First, the crops fail, then livestock perish and when everything is gone the people either move or die. Half of Somalia’s population, 6.2 million, require urgent humanitarian assistance and we already have 1.2 million children suffering from malnutrition with 200,000 severely malnourished.

The country director said the food crisis is very urgent and is happening in a country that lost 260,000 people in 2011, half of whom died before the official declaration of famine.

Concern – which has been responding to food and other humanitarian emergencies since 1968 – said 19.5 million people face severe food insecurity in four countries, Somalia (6.2 million), Ethiopia (5.6 million), Kenya (2.7 million) and South Sudan (5 million).

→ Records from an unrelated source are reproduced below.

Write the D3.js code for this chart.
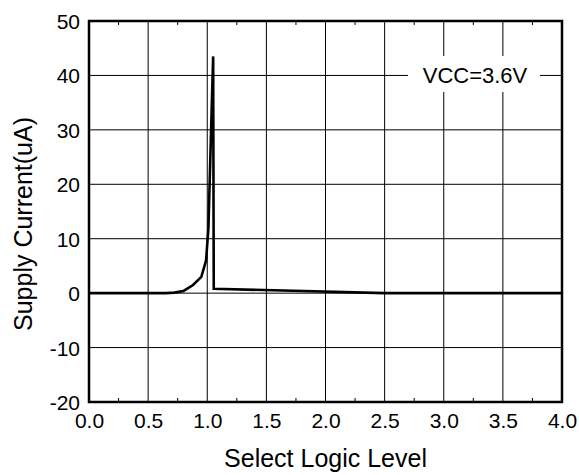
<!DOCTYPE html>
<html>
<head>
<meta charset="utf-8">
<script src="https://cdn.jsdelivr.net/npm/d3@7"></script>
<style>
  body { margin: 0; background: #fff; }
  text { font-family: "Liberation Sans", Arial, sans-serif; fill: #000; }
</style>
</head>
<body>
<svg id="chart" width="579" height="475"></svg>
<script>
// curve
const level = [0.0, 0.65, 0.72, 0.80, 0.88, 0.95, 0.99, 1.01, 1.03, 1.05, 1.055, 2.5, 4.0];
const current = [0, 0, 0.1, 0.4, 1.5, 3.0, 6.0, 12, 28, 43.5, 0.8, 0, 0];

const x_ticks = [0, 0.5, 1, 1.5, 2, 2.5, 3, 3.5, 4];
const x_minor = [0.25, 0.75, 1.25, 1.75, 2.25, 2.75, 3.25, 3.75];
const y_ticks = [-20, -10, 0, 10, 20, 30, 40, 50];
const legend_label = 'VCC=3.6V';

const svg = d3.select('#chart');
const m_left = 89, m_right = 562, m_top = 21, m_bottom = 402;

const x = d3.scaleLinear().domain([0, 4]).range([m_left, m_right]);
const y = d3.scaleLinear().domain([-20, 50]).range([m_bottom, m_top]);

// grid
const grid = svg.append('g');
grid.selectAll('line.vx').data(x_ticks.slice(1, -1)).enter().append('line')
  .attr('x1', d => x(d)).attr('x2', d => x(d))
  .attr('y1', m_top).attr('y2', m_bottom)
  .attr('stroke', '#000').attr('stroke-width', 1);
grid.selectAll('line.hy').data(y_ticks.slice(1, -1)).enter().append('line')
  .attr('x1', m_left).attr('x2', m_right)
  .attr('y1', d => y(d)).attr('y2', d => y(d))
  .attr('stroke', '#000').attr('stroke-width', 1);

// minor ticks on top and bottom edges
const minor = svg.append('g');
x_minor.forEach(function(v) {
  minor.append('line').attr('x1', x(v)).attr('x2', x(v))
    .attr('y1', m_top).attr('y2', m_top + 4).attr('stroke', '#000');
  minor.append('line').attr('x1', x(v)).attr('x2', x(v))
    .attr('y1', m_bottom - 4).attr('y2', m_bottom).attr('stroke', '#000');
});

// legend label sits on a white patch over the grid
const lx = 475, ly = y(40);
svg.append('rect').attr('x', 408).attr('y', 56)
  .attr('width', 132).attr('height', 36).attr('fill', '#fff');
svg.append('text').attr('x', lx).attr('y', ly + 8)
  .attr('text-anchor', 'middle').attr('font-size', 22).text(legend_label);

// curve
const pts = level.map((v, i) => [v, current[i]]);
svg.append('path').datum(pts)
  .attr('d', d3.line().x(d => x(d[0])).y(d => y(d[1])))
  .attr('fill', 'none').attr('stroke', '#000').attr('stroke-width', 2.6)
  .attr('stroke-linejoin', 'miter');

// frame
svg.append('rect').attr('x', m_left).attr('y', m_top)
  .attr('width', m_right - m_left).attr('height', m_bottom - m_top)
  .attr('fill', 'none').attr('stroke', '#000').attr('stroke-width', 2.5);

// axes (labels only)
const xAxis = svg.append('g').attr('transform', 'translate(0,' + m_bottom + ')')
  .call(d3.axisBottom(x).tickValues(x_ticks).tickFormat(d3.format('.1f')).tickSize(0).tickPadding(11));
const yAxis = svg.append('g').attr('transform', 'translate(' + m_left + ',0)')
  .call(d3.axisLeft(y).tickValues(y_ticks).tickSize(0).tickPadding(9));
[xAxis, yAxis].forEach(function(a) {
  a.select('.domain').remove();
  a.selectAll('text').attr('font-size', 21)
    .attr('font-family', '"Liberation Sans", Arial, sans-serif').attr('fill', '#000');
});
yAxis.selectAll('text').attr('dy', '0.36em').text(d => String(d).replace('\u2212', '-'));

svg.append('text').attr('x', (m_left + m_right) / 2).attr('y', 467)
  .attr('text-anchor', 'middle').attr('font-size', 25).text('Select Logic Level');
svg.append('text').attr('transform', 'translate(32,' + 224 + ') rotate(-90)')
  .attr('text-anchor', 'middle').attr('font-size', 25).text('Supply Current(uA)');
</script>
</body>
</html>
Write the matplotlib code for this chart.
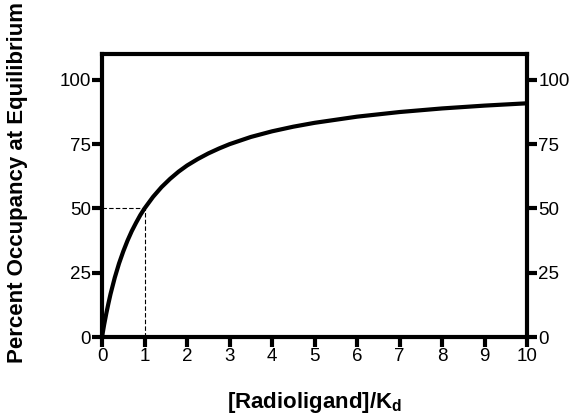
import matplotlib.pyplot as plt

# Werte
ratio = [0, 0.025, 0.05, 0.1, 0.15, 0.2, 0.3, 0.4, 0.5, 0.6, 0.7, 0.8, 0.9, 1,
         1.2, 1.4, 1.6, 1.8, 2, 2.25, 2.5, 2.75, 3, 3.5, 4, 4.5, 5, 6, 7, 8, 9, 10]
occupancy = [0, 2.4, 4.8, 9.1, 13, 16.7, 23.1, 28.6, 33.3, 37.5, 41.2, 44.4, 47.4, 50,
             54.5, 58.3, 61.5, 64.3, 66.7, 69.2, 71.4, 73.3, 75, 77.8, 80, 81.8, 83.3, 85.7, 87.5, 88.9, 90, 90.9]
kd_ratio = 1
half_occupancy = 50
x_ticks = [0, 1, 2, 3, 4, 5, 6, 7, 8, 9, 10]
y_ticks = [0, 25, 50, 75, 100]

plt.rcParams['font.family'] = ['Liberation Sans', 'DejaVu Sans']

fig = plt.figure(figsize=(5.78, 4.2), dpi=100)
ax = fig.add_axes([0.1765, 0.1976, 0.7355, 0.6734])

ax.plot(ratio, occupancy, color='black', lw=3, solid_capstyle='butt', solid_joinstyle='round',
        clip_on=False, zorder=3)
ax.plot([0, kd_ratio], [half_occupancy, half_occupancy], color='black', lw=0.8, ls=(0, (4, 2)))
ax.plot([kd_ratio, kd_ratio], [0, half_occupancy], color='black', lw=0.8, ls=(0, (4, 2)))

ax.set_xlim(0, 10)
ax.set_ylim(0, 110)
ax.set_xticks(x_ticks)
ax.set_yticks(y_ticks)

for s in ax.spines.values():
    s.set_linewidth(3)

ax.tick_params(axis='both', direction='out', length=7, width=3, labelsize=13.5, pad=1)
ax.tick_params(axis='y', left=True, right=True, labelleft=True, labelright=True)

ax.set_xlabel('[Radioligand]/K$_\\mathregular{d}$', fontsize=16, fontweight='bold', labelpad=18)
ax.set_ylabel('Percent Occupancy at Equilibrium', fontsize=16, fontweight='bold')
ax.yaxis.set_label_coords(-0.174, 0.546)

fig.savefig('out.png', dpi=100)
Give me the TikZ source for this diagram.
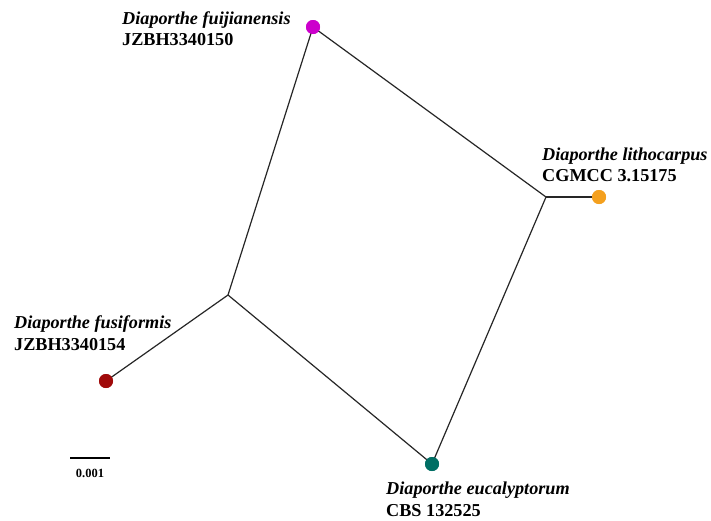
\documentclass[tikz,border=0pt]{standalone}
\usepackage{fontspec}
\setmainfont{Liberation Serif}
\begin{document}
\begin{tikzpicture}[x=1pt,y=-1pt,
  branch/.style={draw=black!85,line width=1.2pt},
  tip/.style={circle,inner sep=0pt,minimum size=14pt,fill=#1},
  taxon/.style={anchor=base west,inner sep=0pt,font=\fontsize{18.2}{22}\selectfont\bfseries\itshape},
  strain/.style={anchor=base west,inner sep=0pt,font=\fontsize{18.2}{22}\selectfont\bfseries},
  scalelabel/.style={anchor=base,inner sep=0pt,font=\fontsize{12.5}{14}\selectfont\bfseries}]
\definecolor{tipmagenta}{RGB}{204,0,204}
\definecolor{tiporange}{RGB}{244,160,30}
\definecolor{tipred}{RGB}{160,10,10}
\definecolor{tipteal}{RGB}{0,110,100}
\useasboundingbox[fill=white] (0,0) rectangle (711,520);

% internal nodes of the network
\coordinate (ja) at (228,295);
\coordinate (jb) at (546,197);

% terminal taxa (placed first so the branches can refer to them)
\node[tip=tipmagenta] (fuj) at (313,27) {};
\node[tip=tiporange] (lit) at (599,197) {};
\node[tip=tipred] (fus) at (106,381) {};
\node[tip=tipteal] (euc) at (432,464) {};

% branches
\draw[branch] (ja) -- (fuj.center);
\draw[branch] (fuj.center) -- (jb);
\draw[branch] (jb) -- (lit.center);
\draw[branch] (jb) -- (euc.center);
\draw[branch] (ja) -- (euc.center);
\draw[branch] (ja) -- (fus.center);

% dots redrawn over the branch ends
\node[tip=tipmagenta] at (fuj) {};
\node[tip=tiporange] at (lit) {};
\node[tip=tipred] at (fus) {};
\node[tip=tipteal] at (euc) {};

% labels
\node[taxon] (fujname) at (122,24) {Diaporthe fuijianensis};
\node[strain] (fujid) at (122,45) {JZBH3340150};
\node[taxon] (litname) at (542,160) {Diaporthe lithocarpus};
\node[strain] (litid) at (542,181) {CGMCC 3.15175};
\node[taxon] (fusname) at (14,328) {Diaporthe fusiformis};
\node[strain] (fusid) at (14,350) {JZBH3340154};
\node[taxon] (eucname) at (386,494) {Diaporthe eucalyptorum};
\node[strain] (eucid) at (386,516) {CBS 132525};

% scale bar
\coordinate (sbl) at (70,458);
\coordinate (sbr) at (110,458);
\draw[line width=1.6pt] (sbl) -- (sbr);
\node[scalelabel] (sblabel) at (90,477) {0.001};
\end{tikzpicture}
\end{document}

Many children in these countries are suffering from severe malnutrition.

Without a massive scale up of humanitarian assistance, it is estimated that in those four countries alone, 35 million people will be unable to meet their daily food consumption needs by July this year.

Concern recently published a report about tackling the root causes of food crises, called Breaking the Cycle, which found that many crises “are predictable” with forecast and data tools that “provide warning of a developing food crisis, creating a crucial window of opportunity to act and lessen its impact on the most vulnerable”.

However, the report said:

Too often the response of governments and donors is slow and inadequate, and the opportunity is wasted. Preventable problems have been allowed to escalate into full-scale crises, increasing the levels of hunger, malnutrition and suffering.

The report calls for an annual $2 billion (€1.87 billion) increase in funding for the next ten years – along with many other actions, including commitments to tackle malnutrition.

Concern Worldwide Chief Executive, Dominic MacSorley, who has seen first-hand the devastating effects of famine and food insecurity in his 30 years as an aid worker, said that as each crisis escalates, so does the cost of responding.

He said:

We have sophisticated early-warning systems but all too often early warning fails to lead to early action. This is preventable but If we ignore what’s happening in Somalia, South Sudan and in other parts of the world, hundreds of thousands, if not millions more people will be struggling to stay alive, fleeing their homes and in need of emergency aid.